Irrigation systems in dry countries could benefit from a new humidity detector that is much more sensitive than existing devices. The device developed by Juan Bisquert and colleagues at the Universitat Jaume I in Spain is based on indium tin oxide, which is widely used in the semiconductor industry. Both cheap and durable, the sensor could improve crop yields and save water – a precious resource for both agriculture and tourism (F Fabregat-Santiago et al 2002 Appl. Phys. Lett. 80 2785).
Many irrigation systems automatically water crops at regular intervals, but these systems can be inefficient in very dry climates because they do not account for unexpected downpours or unusually hot spells. Humidity detectors would allow such systems to maintain a certain level of moisture in the soil, but conventional devices are unsuitable for arid regions because they are only sensitive to high levels of humidity. They also tend to be expensive.
In an attempt to solve this problem, Juan Bisquert and co-workers focused on indium-doped tin oxide (ITO), a ‘degenerate’ semiconductor with conductance characteristics similar to that of a metal. This material is widely used as a conducting substrate in the semiconductor industry and glass sheets coated with ITO are readily available.

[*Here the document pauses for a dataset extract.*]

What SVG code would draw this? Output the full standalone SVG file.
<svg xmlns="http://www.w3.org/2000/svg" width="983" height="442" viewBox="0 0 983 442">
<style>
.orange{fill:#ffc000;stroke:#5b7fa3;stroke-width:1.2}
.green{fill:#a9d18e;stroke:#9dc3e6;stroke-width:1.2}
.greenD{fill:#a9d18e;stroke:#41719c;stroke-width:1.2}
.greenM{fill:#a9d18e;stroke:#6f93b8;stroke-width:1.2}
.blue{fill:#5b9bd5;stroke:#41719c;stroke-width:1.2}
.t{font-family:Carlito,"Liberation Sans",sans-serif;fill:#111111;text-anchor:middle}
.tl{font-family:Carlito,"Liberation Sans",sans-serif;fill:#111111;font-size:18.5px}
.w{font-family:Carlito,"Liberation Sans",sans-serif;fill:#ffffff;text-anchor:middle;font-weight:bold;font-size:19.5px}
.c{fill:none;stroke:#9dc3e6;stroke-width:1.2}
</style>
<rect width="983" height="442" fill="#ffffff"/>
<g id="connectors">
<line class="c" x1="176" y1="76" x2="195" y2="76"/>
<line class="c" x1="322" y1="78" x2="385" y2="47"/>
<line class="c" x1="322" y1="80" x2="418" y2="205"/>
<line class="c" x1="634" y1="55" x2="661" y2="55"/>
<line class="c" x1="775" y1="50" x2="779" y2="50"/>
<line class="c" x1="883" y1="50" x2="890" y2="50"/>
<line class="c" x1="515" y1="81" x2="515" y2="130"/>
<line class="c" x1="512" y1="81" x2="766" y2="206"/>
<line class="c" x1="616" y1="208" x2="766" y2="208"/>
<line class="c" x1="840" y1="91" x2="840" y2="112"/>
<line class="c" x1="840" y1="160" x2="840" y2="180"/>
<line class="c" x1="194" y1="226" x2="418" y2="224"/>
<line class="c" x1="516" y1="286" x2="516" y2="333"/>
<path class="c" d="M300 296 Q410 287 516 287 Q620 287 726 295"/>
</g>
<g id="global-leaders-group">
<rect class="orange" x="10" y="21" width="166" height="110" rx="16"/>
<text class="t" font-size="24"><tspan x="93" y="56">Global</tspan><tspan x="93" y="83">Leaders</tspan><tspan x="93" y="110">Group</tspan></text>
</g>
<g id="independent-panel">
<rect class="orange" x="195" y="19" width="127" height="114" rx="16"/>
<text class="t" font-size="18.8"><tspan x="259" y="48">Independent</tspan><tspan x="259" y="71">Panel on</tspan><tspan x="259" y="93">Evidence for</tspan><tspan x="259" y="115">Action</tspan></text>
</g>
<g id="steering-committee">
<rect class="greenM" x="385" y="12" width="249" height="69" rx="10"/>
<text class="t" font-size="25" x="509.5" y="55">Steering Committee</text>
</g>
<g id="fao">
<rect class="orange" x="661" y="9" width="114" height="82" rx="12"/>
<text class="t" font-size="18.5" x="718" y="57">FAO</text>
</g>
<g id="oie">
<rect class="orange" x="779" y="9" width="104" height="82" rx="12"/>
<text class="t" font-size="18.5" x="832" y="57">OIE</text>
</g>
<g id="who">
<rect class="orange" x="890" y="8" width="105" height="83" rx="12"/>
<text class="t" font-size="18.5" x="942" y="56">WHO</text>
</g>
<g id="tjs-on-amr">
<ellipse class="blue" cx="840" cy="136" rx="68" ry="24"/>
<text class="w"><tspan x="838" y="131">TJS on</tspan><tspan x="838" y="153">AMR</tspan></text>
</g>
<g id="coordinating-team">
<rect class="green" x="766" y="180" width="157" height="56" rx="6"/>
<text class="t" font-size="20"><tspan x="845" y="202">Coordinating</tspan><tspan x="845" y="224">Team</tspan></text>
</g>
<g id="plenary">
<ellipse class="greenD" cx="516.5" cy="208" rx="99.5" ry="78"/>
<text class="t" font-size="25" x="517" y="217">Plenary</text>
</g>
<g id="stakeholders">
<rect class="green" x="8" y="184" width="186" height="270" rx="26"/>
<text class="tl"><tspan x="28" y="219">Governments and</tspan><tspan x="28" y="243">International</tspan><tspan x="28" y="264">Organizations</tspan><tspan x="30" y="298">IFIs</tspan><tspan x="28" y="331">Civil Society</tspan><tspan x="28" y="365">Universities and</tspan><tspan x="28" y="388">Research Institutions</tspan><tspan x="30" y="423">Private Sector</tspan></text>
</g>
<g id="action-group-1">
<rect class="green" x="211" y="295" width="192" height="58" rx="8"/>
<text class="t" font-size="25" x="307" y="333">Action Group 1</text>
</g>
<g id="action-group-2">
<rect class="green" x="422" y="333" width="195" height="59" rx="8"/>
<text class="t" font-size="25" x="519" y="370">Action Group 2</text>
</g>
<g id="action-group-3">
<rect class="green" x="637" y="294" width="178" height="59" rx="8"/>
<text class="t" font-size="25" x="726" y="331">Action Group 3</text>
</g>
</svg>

Bisquert and colleagues cut a centimetre-sized square from such a sheet, and removed a strip of the ITO layer. This left two ITO regions – to which they attached electrodes – separated by a channel 500 micrometres wide. The device was then buried in dry soil, so that soil particles filled the channel, and connected to a power supply. The researchers then recorded the resistance of the soil as they added water to it, and as it dried out.
As the team varied the soil humidity between 5% and 10%, they found that the resistance changed by two orders of magnitude, showing that the device is very sensitive to low levels of water. The researchers were able to reproduce their results adequately, even when they adjusted the acidity of the soil to simulate the effects of chemical fertilizers.
Although the sensitivity of the device arises from the electrical properties of ITO, it works on the same principles as other humidity detectors: when water molecules adsorb onto the surface of the sensor, some of them split into H3O+ and OH– ions. Conduction takes place when a H3O+ ion donates a proton to a neighbouring water molecule, which releases another proton, and so on. Conductivity therefore increases with rising moisture levels.
Bisquert and colleagues are pleased with their device, but caution that it has only been demonstrated in the lab. “We now need to check that the readings correlate well with the water needs of crops over a period of time,” Bisquert told PhysicsWeb. “This will be the crucial step, because fabrication is straightforward.”